→ **REQUIREMENTS**
Read the records below. Copy each line where the string "with" occurs.

→ **RECORDS SUPPLIED**
────────────────────

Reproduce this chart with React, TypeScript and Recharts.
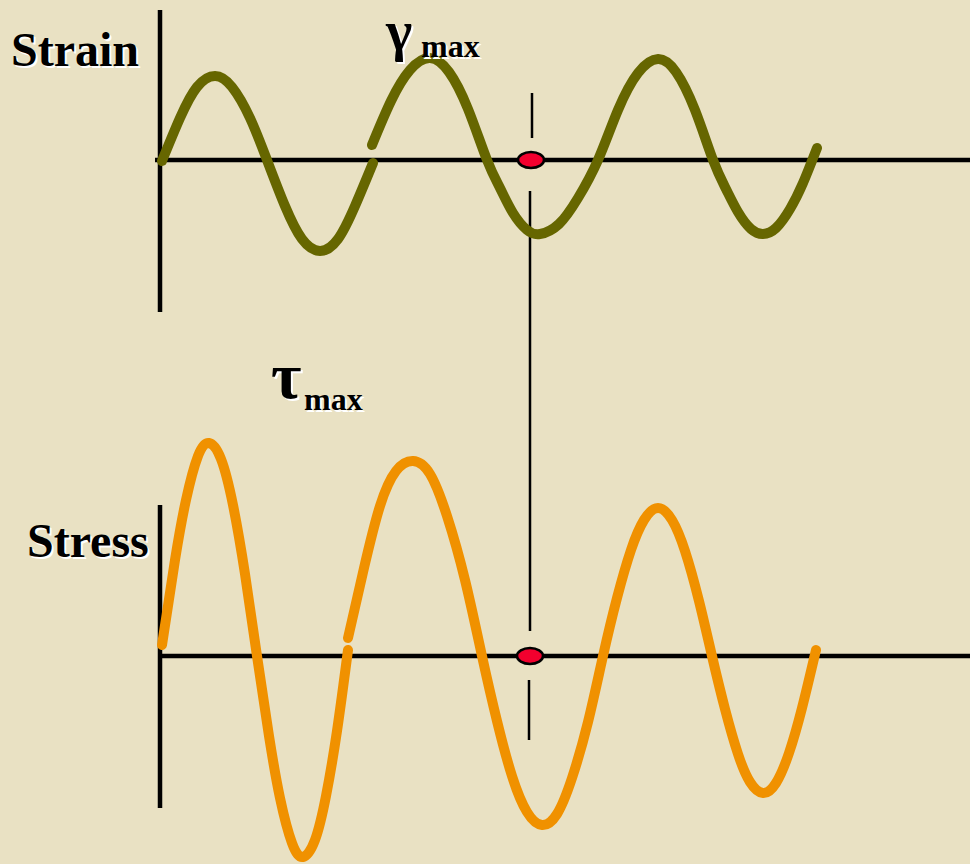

────────────────────

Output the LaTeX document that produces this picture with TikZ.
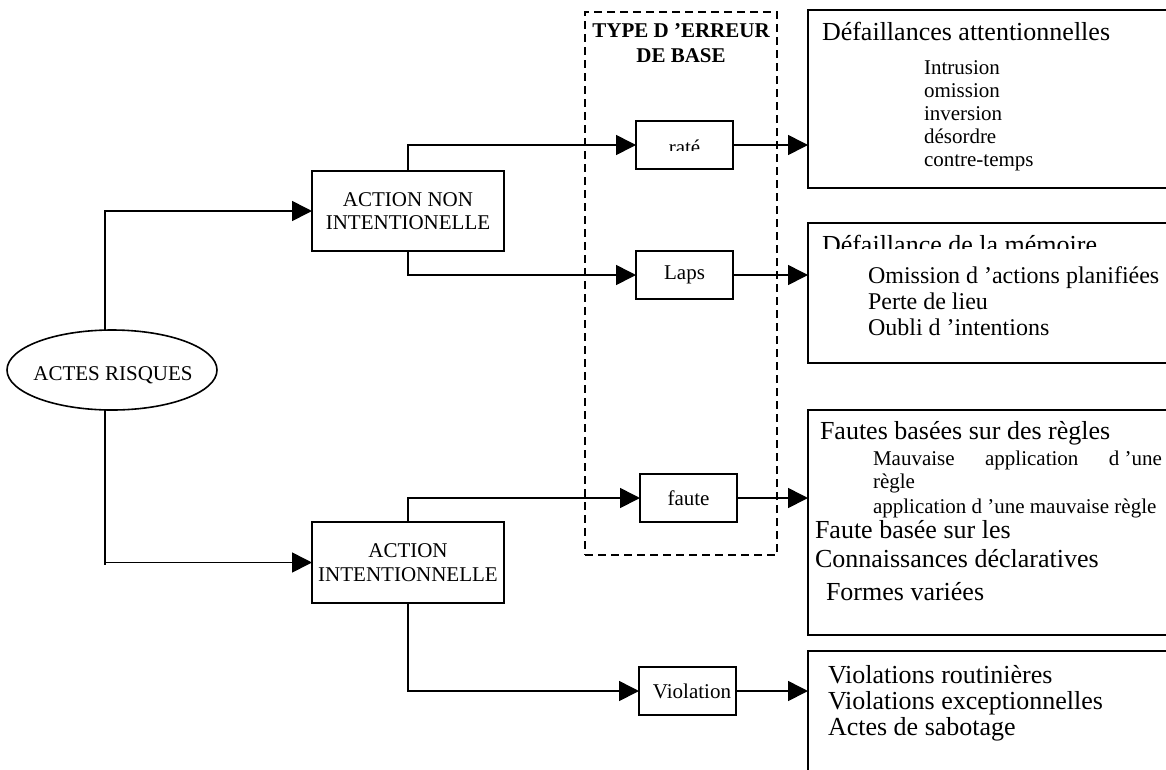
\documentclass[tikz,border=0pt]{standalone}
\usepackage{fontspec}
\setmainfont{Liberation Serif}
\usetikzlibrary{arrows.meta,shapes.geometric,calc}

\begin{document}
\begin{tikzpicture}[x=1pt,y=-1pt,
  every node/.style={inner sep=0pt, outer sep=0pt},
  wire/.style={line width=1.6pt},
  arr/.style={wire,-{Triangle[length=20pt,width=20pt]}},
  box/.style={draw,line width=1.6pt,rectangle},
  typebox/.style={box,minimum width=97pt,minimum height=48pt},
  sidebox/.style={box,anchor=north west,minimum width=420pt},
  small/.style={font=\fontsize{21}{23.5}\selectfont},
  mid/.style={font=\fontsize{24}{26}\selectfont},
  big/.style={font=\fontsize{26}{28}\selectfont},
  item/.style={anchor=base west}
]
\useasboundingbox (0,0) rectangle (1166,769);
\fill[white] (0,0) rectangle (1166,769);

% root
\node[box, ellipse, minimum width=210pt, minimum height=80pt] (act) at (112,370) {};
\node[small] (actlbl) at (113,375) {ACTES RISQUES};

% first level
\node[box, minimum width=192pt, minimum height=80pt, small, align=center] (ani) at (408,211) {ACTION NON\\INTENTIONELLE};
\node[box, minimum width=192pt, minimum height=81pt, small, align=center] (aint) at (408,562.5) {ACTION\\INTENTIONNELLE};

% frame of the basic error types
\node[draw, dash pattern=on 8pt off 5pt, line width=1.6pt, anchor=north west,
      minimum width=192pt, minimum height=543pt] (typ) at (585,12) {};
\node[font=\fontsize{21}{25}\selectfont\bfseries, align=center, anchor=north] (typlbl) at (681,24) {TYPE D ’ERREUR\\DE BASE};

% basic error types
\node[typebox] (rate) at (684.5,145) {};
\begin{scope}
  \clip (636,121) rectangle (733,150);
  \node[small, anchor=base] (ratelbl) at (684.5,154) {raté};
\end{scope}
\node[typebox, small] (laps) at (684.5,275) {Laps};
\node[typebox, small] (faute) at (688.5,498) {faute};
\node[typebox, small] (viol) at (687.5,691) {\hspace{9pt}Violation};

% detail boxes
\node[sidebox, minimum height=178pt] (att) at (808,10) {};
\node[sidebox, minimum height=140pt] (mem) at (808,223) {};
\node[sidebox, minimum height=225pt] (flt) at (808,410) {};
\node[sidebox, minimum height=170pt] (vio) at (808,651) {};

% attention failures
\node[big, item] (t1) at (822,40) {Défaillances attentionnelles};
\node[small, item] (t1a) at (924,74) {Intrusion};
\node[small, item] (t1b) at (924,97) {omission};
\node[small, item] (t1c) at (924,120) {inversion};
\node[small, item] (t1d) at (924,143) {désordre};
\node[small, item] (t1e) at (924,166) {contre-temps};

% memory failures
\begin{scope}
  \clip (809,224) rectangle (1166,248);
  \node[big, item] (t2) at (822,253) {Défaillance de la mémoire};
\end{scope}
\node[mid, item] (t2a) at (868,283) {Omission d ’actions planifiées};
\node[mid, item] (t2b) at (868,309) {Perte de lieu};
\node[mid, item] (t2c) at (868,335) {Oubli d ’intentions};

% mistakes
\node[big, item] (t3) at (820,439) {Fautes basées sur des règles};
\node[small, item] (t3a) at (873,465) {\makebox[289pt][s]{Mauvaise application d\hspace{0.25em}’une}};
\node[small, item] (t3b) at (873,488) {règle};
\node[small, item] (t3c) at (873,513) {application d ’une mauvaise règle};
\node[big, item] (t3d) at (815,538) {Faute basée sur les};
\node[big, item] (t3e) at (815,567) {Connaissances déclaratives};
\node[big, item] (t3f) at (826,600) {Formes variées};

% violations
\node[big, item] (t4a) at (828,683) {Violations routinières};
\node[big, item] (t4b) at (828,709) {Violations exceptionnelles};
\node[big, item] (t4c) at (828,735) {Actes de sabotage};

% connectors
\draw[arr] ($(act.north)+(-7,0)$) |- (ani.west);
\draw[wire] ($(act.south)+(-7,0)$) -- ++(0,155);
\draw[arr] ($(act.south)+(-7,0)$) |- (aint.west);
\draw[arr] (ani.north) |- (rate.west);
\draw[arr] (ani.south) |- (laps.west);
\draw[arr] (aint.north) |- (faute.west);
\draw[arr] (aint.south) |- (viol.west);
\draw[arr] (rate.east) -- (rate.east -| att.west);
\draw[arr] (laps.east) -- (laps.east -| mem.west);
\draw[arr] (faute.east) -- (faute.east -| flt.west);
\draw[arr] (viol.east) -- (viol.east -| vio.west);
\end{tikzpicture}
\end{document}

────────────────────

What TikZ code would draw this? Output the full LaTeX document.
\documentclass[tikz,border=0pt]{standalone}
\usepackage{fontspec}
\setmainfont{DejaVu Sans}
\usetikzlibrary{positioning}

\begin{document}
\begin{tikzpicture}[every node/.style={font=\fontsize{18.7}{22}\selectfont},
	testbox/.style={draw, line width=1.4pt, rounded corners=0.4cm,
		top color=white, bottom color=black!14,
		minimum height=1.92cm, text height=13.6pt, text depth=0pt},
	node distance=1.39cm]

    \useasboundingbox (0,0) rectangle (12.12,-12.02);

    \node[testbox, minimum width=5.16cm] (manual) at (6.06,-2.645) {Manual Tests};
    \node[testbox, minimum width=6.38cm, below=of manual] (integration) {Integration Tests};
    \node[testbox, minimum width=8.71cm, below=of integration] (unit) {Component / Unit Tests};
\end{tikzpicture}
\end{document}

────────────────────

→ **COMPLETED EXERCISE**
Reproduce this chart with React, TypeScript and Recharts.
Output the LaTeX document that produces this picture with TikZ.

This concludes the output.